The conclusion is dramatic: a third of French dioceses will cease to exist but will have to regroup within the coming 15 years.
Yet the majority of bishops, above all Archbishop Vingt-Trois, do not despair. Despite everything, the Church remains visible; she remains alive despite appearences. Archbishop Vingt-Trois has given a marvellous example of ‘visibility’ which was heard on Radio Notre-Dame (interview of 5th November): in a parish without a priest, the laity got themselves together to say the Rosary in a village hall: there they also had the idea of cleaning the church to recite the rosary in; so, nothing is lost; this church will live again…
A useful ‘reservoir’
The use of the ‘traditionalist reservoir’ won’t sort out every problem of the French dioceses like magic, but it might breathe some life into them, and above all, it will change the ideological tone. However it is just because of that, that for the Episcopal Conference, the subject remains rigorously taboo. For now.
Because the traditionalist world (not including the Religious) is becoming more and more difficult to ignore.
1. 3% of working priests are traditionalists (officially traditionalists, that is, not even mentioning the diocesan priests who observe the same liturgical practice).

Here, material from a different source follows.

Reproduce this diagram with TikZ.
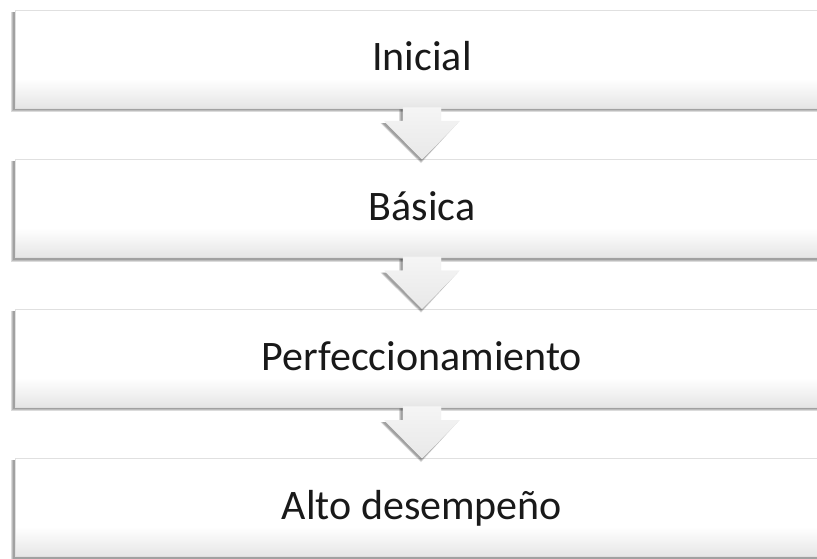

There are 260 priests equivalent to diocesan priests (140 in the SSPX and allied communities, around 120 priests in the communities under Ecclesia Dei).
2. More than 14% of ordinations are for the Extraordinary Form. (Paix Liturgique, 183, 22.06.2009): in 2009, 15 French priests were ordained for the Extraordinary Form (of whom 6 were for the SSPX).
3. Almost 20% of seminarians are destined for the Extraordinary Form (there are 160 of them, of whom about 40 were for the SSPX in 2008-9): op cit. 5.04.09. If this crossover continues as in past years, then in two years or more, a quarter of seminarians will be destined for the Extraordinary Form. Everybody knows that if the traditional priests had the assurance of a ‘normal’ apostolate in the dioceses, the number of these seminarians would be even greater.
4, Finally, 25% of vocations are inclined towards the traditional form (op cit 12.10.09). At the beginning of the academic year, September 2009, there were 41 entries (of whom 17 for the SSPX) into a traditionalist seminary.
However, the ‘Extraordinary’ clergy serve 400 Mass Centres in France, of which 184 are served by the SSPX and their allies. One should not forget in this regard that according to an important CSA poll, September 2008, that a third of practising Catholics would willingly attend a traditional Mass if it were available in their parish. It is no exaggeration to say that if we add to the fully traditionalist vocations those vocations of traditional sensibility that are found in diocesan seminaries, that a third of priestly vocations, were it permitted to them, would regard themselves as directed to the Extraordinary Form, or to Bi-Formalism.
A third of the laity, and, eventually, a third of the priests. It would only seem reasonable, then, officially to give these priests a proper freedom—no longer in ghettos, but now in the hearts of the parishes—to celebrate Mass according to their preferences (which is how they speak of the sense of the faith). Is this not the spirit (and the letter) of the Motu Proprio Summorum Pontificum? And by this act, these priests would be able to give help by administering many other sacramental services, conduct missions, catechize…
But for the majority of the French bishops, this group of their flock, priests and faithful—who are willing, who demand nothing, but to be allowed to live and let live—simply do not exist, except as a thorn in their flesh. The dioceses are dying, but their ideology remains alive and kicking.
1. One remembers that the little diocese of Fréjus-Toulon has about 80 seminarians, destined for the Ordinary form, or the Extraordinary Form, or for both forms. The next biggest seminary (Paris, Issy-les-Moulinaux, for the Paris region) has at most 50.